Experts previously noted the similarities between the Edwards case and the Trump case. Both involve payments to women to keep quiet about an alleged affair.

The two cases also similarly question whether the hush money payments were being used for campaign purposes or for personal reasons. Trump’s team, like Edwards, has said the payment to Daniels was to spare his family embarrassment rather than influence the election.

Though there are notable differences in the two cases, including the timeline of payments.
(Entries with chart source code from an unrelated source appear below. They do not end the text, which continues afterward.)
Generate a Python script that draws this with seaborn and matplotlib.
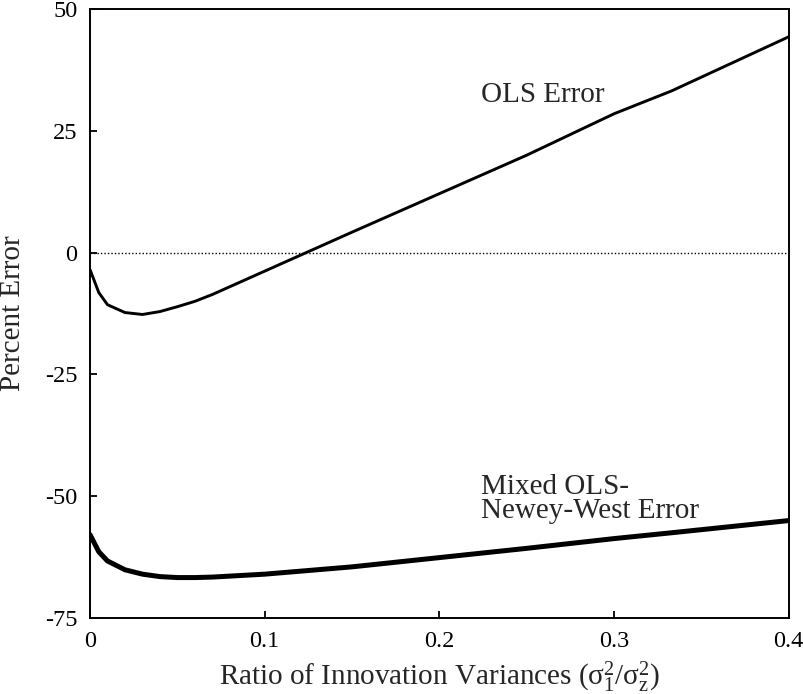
import matplotlib
matplotlib.use("Agg")
import matplotlib.pyplot as plt
import pandas as pd
import seaborn as sns

# values
ratio = [0, 0.005, 0.01, 0.02, 0.03, 0.04, 0.05, 0.06, 0.07, 0.1, 0.15, 0.2, 0.25, 0.3, 0.333, 0.4]
ols_error = [-3.5, -8.2, -10.7, -12.3, -12.7, -12.1, -11.1, -10.0, -8.6, -3.8, 4.2, 12.1, 20.0, 28.5, 33.2, 44.3]
mixed_error = [-57.9, -61.4, -63.3, -65.1, -66.0, -66.5, -66.7, -66.7, -66.6, -66.0, -64.5, -62.6, -60.7, -58.7, -57.5, -55.0]

x_ticks = [0, 0.1, 0.2, 0.3, 0.4]
x_tick_labels = ["0", "0.1", "0.2", "0.3", "0.4"]
y_ticks = [-75, -50, -25, 0, 25, 50]
y_tick_labels = ["-75", "-50", "-25", "0", "25", "50"]

sns.set_style("ticks")
plt.rcParams["font.family"] = ["Liberation Serif", "DejaVu Serif"]
plt.rcParams["mathtext.fontset"] = "custom"
plt.rcParams["mathtext.rm"] = "Liberation Serif"
plt.rcParams["mathtext.it"] = "Liberation Serif:italic"

df = pd.DataFrame({"ratio": ratio, "ols": ols_error, "mixed": mixed_error})

fig = plt.figure(figsize=(8.04, 6.94), dpi=100)
ax = fig.add_axes([0.112, 0.1095, 0.869, 0.8775])

ax.axhline(0, color="black", linestyle=(0, (1, 1.5)), linewidth=1.0)
sns.lineplot(data=df, x="ratio", y="ols", ax=ax, color="black", linewidth=2.1)
sns.lineplot(data=df, x="ratio", y="mixed", ax=ax, color="black", linewidth=3.6)

ax.set_xlim(0, 0.4)
ax.set_ylim(-75, 50)
ax.set_xticks(x_ticks)
ax.set_xticklabels(x_tick_labels)
ax.set_yticks(y_ticks)
ax.set_yticklabels(y_tick_labels)

for side in ["top", "right", "bottom", "left"]:
    ax.spines[side].set_visible(True)
    ax.spines[side].set_linewidth(1.4)
    ax.spines[side].set_color("black")

ax.tick_params(direction="in", length=5, width=1.3, labelsize=17.5, pad=9,
               top=False, right=False, colors="black")

ax.set_xlabel(r"Ratio of Innovation Variances ($\mathrm{σ_1^2/σ_z^2}$)", fontsize=21, labelpad=6)
ax.set_ylabel("Percent Error", fontsize=21, labelpad=14)

ax.text(0.259, 32.3, "OLS Error", fontsize=21, ha="center", va="center")
ax.text(0.224, -50.6, "Mixed OLS-\nNewey-West Error", fontsize=21,
        ha="left", va="center", linespacing=0.9)

fig.savefig("out.png", dpi=100)
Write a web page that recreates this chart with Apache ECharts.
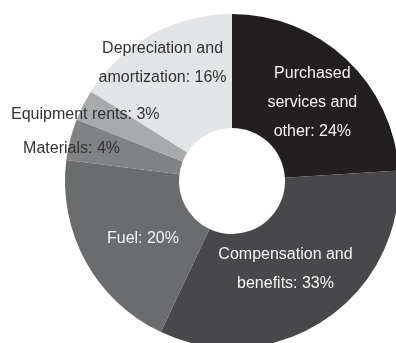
<!DOCTYPE html>
<html>
<head>
<meta charset="utf-8">
<script src="https://cdn.jsdelivr.net/npm/echarts@6/dist/echarts.min.js"></script>
<style>
  html, body { margin: 0; padding: 0; background: #ffffff; }
  #chart { width: 396px; height: 343px; }
</style>
</head>
<body>
<div id="chart"></div>
<script>
// Operating expense breakdown, percent of total
const categories = [
  'Purchased\nservices and\nother',
  'Compensation and\nbenefits',
  'Fuel',
  'Materials',
  'Equipment rents',
  'Depreciation and\namortization'
];
const shares = [24, 33, 20, 4, 3, 16];

// Slice fills and label colours
const fills = ['#231f20', '#48484a', '#6b6c6e', '#818284', '#a9aaac', '#e3e4e5'];
const textColors = ['#f4f4f4', '#f4f4f4', '#f4f4f4', '#333333', '#333333', '#333333'];
// Nudges from the default in-slice label spot
const labelOffsets = [[3, 4], [-10, -5], [10, 3], [-51, -4], [-46, -15], [-15, -19]];

const chart = echarts.init(document.getElementById('chart'), null, { renderer: 'canvas' });

const data = categories.map((name, i) => ({
  name: name,
  value: shares[i],
  itemStyle: { color: fills[i] },
  label: { color: textColors[i], offset: labelOffsets[i] }
}));

chart.setOption({
  animation: false,
  backgroundColor: '#ffffff',
  series: [{
    type: 'pie',
    center: [232, 181],
    radius: [53, 167],
    startAngle: 90,
    clockwise: true,
    avoidLabelOverlap: false,
    silent: true,
    itemStyle: { borderWidth: 0 },
    label: {
      show: true,
      position: 'inside',
      formatter: '{b}: {c}%',
      fontFamily: '"Liberation Sans", Arial, sans-serif',
      fontSize: 16,
      lineHeight: 29,
      align: 'center'
    },
    labelLine: { show: false },
    data: data
  }]
});
</script>
</body>
</html>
Hunter received money over an extended period of time, including after Edwards suspended his campaign, while a one-time payment was made to Daniels just ahead of Election Day.

Bill Clinton’s settlement with Paula Jones

The Clinton settlement with Paula Jones offers few similarities with the current Trump trial beyond allegations of sexual misconduct.

“I don’t think the Clinton case is comparable,” Brett Kappel, a campaign finance law and government ethics specialist, told ABC News.

Jones filed a sexual harassment lawsuit against then-President Clinton in 1994, alleging he propositioned her and exposed himself in a hotel room years earlier when Clinton was governor of Arkansas and she was a state employee — an accusation he denied.

A four-year legal battle ensued, at one point reaching the Supreme Court, before a settlement was reached in 1998.

Unlike the secretive nature of hush money payments, text of the agreement was released showing Clinton paid $850,000 to end the civil lawsuit and that he continued to deny any wrongdoing.

“A settlement is not the same as a hush money payment,” said Neama Rahmani, a former federal prosecutor and president of West Coast Trial Lawyers.